- _AVAILABLE RECORDS_
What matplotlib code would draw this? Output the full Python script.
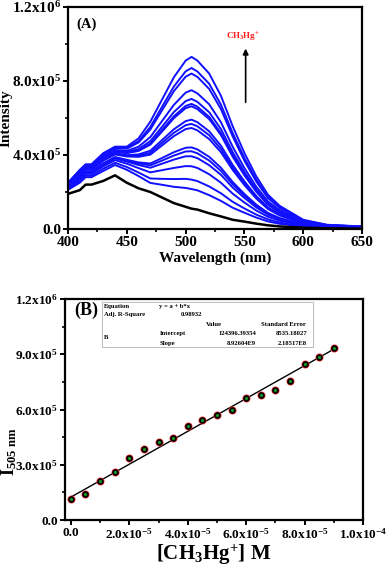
import matplotlib
matplotlib.use("Agg")
import matplotlib.pyplot as plt
from matplotlib.ticker import MultipleLocator, FuncFormatter
from matplotlib.patches import Rectangle

plt.rcParams['font.family'] = ['Liberation Serif', 'DejaVu Serif']
plt.rcParams['font.weight'] = 'bold'
plt.rcParams['axes.labelweight'] = 'bold'
plt.rcParams['mathtext.fontset'] = 'custom'
plt.rcParams['mathtext.rm'] = 'Liberation Serif:bold'
plt.rcParams['mathtext.bf'] = 'Liberation Serif:bold'
plt.rcParams['mathtext.it'] = 'Liberation Serif:bold'

# (A) emission spectra, intensity in units of 1e3
wavelength = [400, 410, 415, 420, 430, 440, 450, 460, 470, 480, 490, 500, 505, 510,
              520, 530, 540, 550, 560, 570, 580, 600, 620, 650]
blank = [190, 210, 240, 240, 260, 290, 250, 220, 200, 170, 140, 120, 110, 105,
         85, 68, 50, 40, 29, 20, 14, 7, 4, 2]
spectra = [
    [212, 250, 280, 280, 314, 346, 320, 286, 249, 239, 228, 222, 216, 209, 183, 152, 115, 88, 62, 41, 28, 13, 6, 4],
    [216, 258, 288, 288, 326, 358, 335, 305, 273, 271, 270, 271, 267, 259, 230, 193, 147, 111, 78, 52, 35, 15, 8, 4],
    [222, 268, 298, 298, 339, 372, 353, 329, 306, 318, 330, 340, 339, 330, 296, 250, 191, 143, 100, 66, 45, 19, 9, 5],
    [225, 275, 305, 305, 348, 381, 364, 346, 331, 353, 375, 393, 393, 383, 345, 293, 224, 168, 117, 77, 52, 22, 11, 6],
    [227, 278, 308, 308, 352, 385, 370, 354, 344, 370, 397, 419, 420, 409, 370, 314, 241, 180, 126, 82, 56, 23, 11, 7],
    [228, 280, 310, 310, 355, 389, 374, 360, 354, 384, 415, 439, 441, 430, 390, 331, 254, 189, 132, 87, 59, 24, 12, 7],
    [234, 290, 320, 320, 369, 403, 392, 390, 402, 452, 502, 540, 546, 533, 486, 415, 319, 237, 165, 108, 73, 30, 14, 8],
    [235, 292, 322, 322, 372, 406, 396, 396, 412, 466, 520, 561, 568, 555, 507, 432, 332, 247, 172, 112, 76, 31, 15, 9],
    [236, 294, 324, 324, 375, 409, 399, 403, 423, 481, 539, 583, 591, 577, 528, 450, 346, 257, 179, 117, 79, 32, 15, 9],
    [239, 300, 330, 330, 383, 417, 410, 422, 456, 527, 599, 653, 663, 648, 594, 508, 391, 290, 202, 131, 89, 36, 17, 10],
    [240, 301, 331, 331, 385, 419, 412, 425, 462, 536, 609, 665, 676, 661, 606, 518, 399, 295, 206, 134, 91, 37, 17, 10],
    [241, 304, 334, 334, 388, 422, 416, 432, 475, 553, 632, 691, 703, 687, 631, 540, 415, 308, 214, 139, 94, 38, 18, 11],
    [243, 307, 337, 337, 393, 427, 422, 445, 497, 584, 671, 737, 750, 733, 674, 577, 444, 329, 229, 149, 101, 41, 19, 11],
    [247, 314, 344, 344, 402, 436, 434, 468, 538, 642, 745, 823, 840, 822, 757, 648, 500, 369, 257, 167, 113, 45, 21, 13],
    [248, 316, 346, 346, 404, 439, 438, 475, 552, 661, 770, 852, 870, 851, 785, 672, 518, 383, 266, 173, 117, 47, 22, 13],
    [250, 320, 350, 350, 410, 445, 445, 490, 580, 700, 820, 910, 930, 910, 840, 720, 555, 410, 285, 185, 125, 50, 23, 14],
]

# (B) intensity at 505 nm vs concentration
conc = [0, 0.5e-5, 1.0e-5, 1.5e-5, 2.0e-5, 2.5e-5, 3.0e-5, 3.5e-5, 4.0e-5, 4.5e-5,
        5.0e-5, 5.5e-5, 6.0e-5, 6.5e-5, 7.0e-5, 7.5e-5, 8.0e-5, 8.5e-5, 9.0e-5]
i505 = [1.12e5, 1.40e5, 2.12e5, 2.63e5, 3.35e5, 3.88e5, 4.26e5, 4.44e5, 5.13e5, 5.44e5,
        5.71e5, 5.98e5, 6.60e5, 6.80e5, 7.05e5, 7.56e5, 8.45e5, 8.83e5, 9.32e5]
intercept = 124396.39354
slope = 8.92604e9


def sci(v, pos):
    if v == 0:
        return "0.0"
    e = 0
    m = abs(v)
    while m >= 10 - 1e-9:
        m /= 10
        e += 1
    while m < 1 - 1e-9:
        m *= 10
        e -= 1
    return "%.1fx10$^{%d}$" % (m if v > 0 else -m, e)


def style(ax, size):
    for s in ax.spines.values():
        s.set_linewidth(1.6)
    ax.tick_params(which='major', direction='out', length=3.5, width=1.4, labelsize=size, pad=1.5)
    ax.tick_params(which='minor', direction='out', length=2, width=1.2)
    ax.yaxis.set_major_formatter(FuncFormatter(sci))


fig = plt.figure(figsize=(3.87, 5.68), dpi=100)

ax1 = fig.add_axes([0.1757, 0.5968, 0.760, 0.391])
for s in spectra:
    ax1.plot(wavelength, [v * 1e3 for v in s], color="#1010ff", lw=1.4)
ax1.plot(wavelength, [v * 1e3 for v in blank], color="black", lw=1.8)
ax1.set_xlim(400, 650)
ax1.set_ylim(0, 1.2e6)
ax1.xaxis.set_major_locator(MultipleLocator(50))
ax1.xaxis.set_minor_locator(MultipleLocator(25))
ax1.yaxis.set_major_locator(MultipleLocator(4e5))
ax1.yaxis.set_minor_locator(MultipleLocator(2e5))
style(ax1, 11)
ax1.set_xlabel("Wavelength (nm)", fontsize=11, labelpad=2)
ax1.set_ylabel("Intensity", fontsize=11)
ax1.yaxis.set_label_coords(-0.19, 0.5)
ax1.text(0.027, 0.923, "(A)", transform=ax1.transAxes, fontsize=10.5, va='center')
ax1.annotate("", xy=(551, 0.99e6), xytext=(551, 0.67e6),
             arrowprops=dict(arrowstyle="-|>", color="black", lw=1.2, mutation_scale=8))
ax1.text(549, 1.0e6, "CH$_{3}$Hg$^{+}$", color="#ff2020", fontsize=6.5, ha='center', va='bottom')

ax2 = fig.add_axes([0.168, 0.0845, 0.770, 0.389])
xs = [0, conc[-1]]
ax2.plot(xs, [intercept + slope * x for x in xs], color="black", lw=1.0, zorder=2)
ax2.plot(conc, i505, 'o', color="#ff3030", ms=5.8, mec='none', zorder=3)
ax2.plot(conc, i505, 'o', color="black", ms=4.8, mec='none', zorder=4)
ax2.plot(conc, i505, 'o', color="#1a9a1a", ms=2.2, mec='none', zorder=5)
ax2.set_xlim(-0.2e-5, 1.0e-4)
ax2.set_ylim(0, 1.2e6)
ax2.xaxis.set_major_locator(MultipleLocator(2e-5))
ax2.xaxis.set_minor_locator(MultipleLocator(1e-5))
ax2.yaxis.set_major_locator(MultipleLocator(3e5))
ax2.yaxis.set_minor_locator(MultipleLocator(1.5e5))
style(ax2, 9.5)
ax2.xaxis.set_major_formatter(FuncFormatter(sci))
ax2.set_xlabel("[CH$_{3}$Hg$^{+}$] M", fontsize=15, labelpad=1)
fig.text(9 / 387, 1 - 452 / 568, "I$_{505\\ nm}$", fontsize=13, fontweight='bold',
         rotation=90, ha='center', va='center')
ax2.text(0.03, 0.95, "(B)", transform=ax2.transAxes, fontsize=13, va='center')

ax2.add_patch(Rectangle((0.124, 0.783), 0.708, 0.203, transform=ax2.transAxes,
                        facecolor='white', edgecolor='#b0b0b0', lw=0.6, zorder=6))
fs = 4.8
cells = [
    (0.131, 0.968, "Equation", 'left'),
    (0.315, 0.968, "y = a + b*x", 'left'),
    (0.131, 0.932, "Adj. R-Square", 'left'),
    (0.46, 0.932, "0.98932", 'right'),
    (0.50, 0.887, "Value", 'center'),
    (0.732, 0.887, "Standard Error", 'center'),
    (0.131, 0.828, "B", 'left'),
    (0.319, 0.842, "Intercept", 'left'),
    (0.641, 0.842, "124396.39354", 'right'),
    (0.812, 0.842, "8535.18027", 'right'),
    (0.319, 0.801, "Slope", 'left'),
    (0.641, 0.801, "8.92604E9", 'right'),
    (0.812, 0.801, "2.18517E8", 'right'),
]
for x, y, s, ha in cells:
    ax2.text(x, y, s, transform=ax2.transAxes, fontsize=fs, ha=ha, va='center', zorder=7)

fig.savefig("out.png")
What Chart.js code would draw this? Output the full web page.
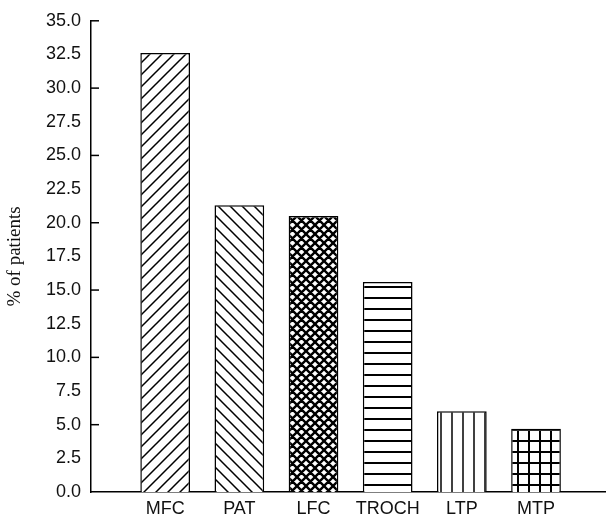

- _EXERCISE DIRECTIONS_
Show the lines of the records that include the string "draw".

- _RESULT_
What matplotlib code would draw this? Output the full Python script.
What Chart.js code would draw this? Output the full web page.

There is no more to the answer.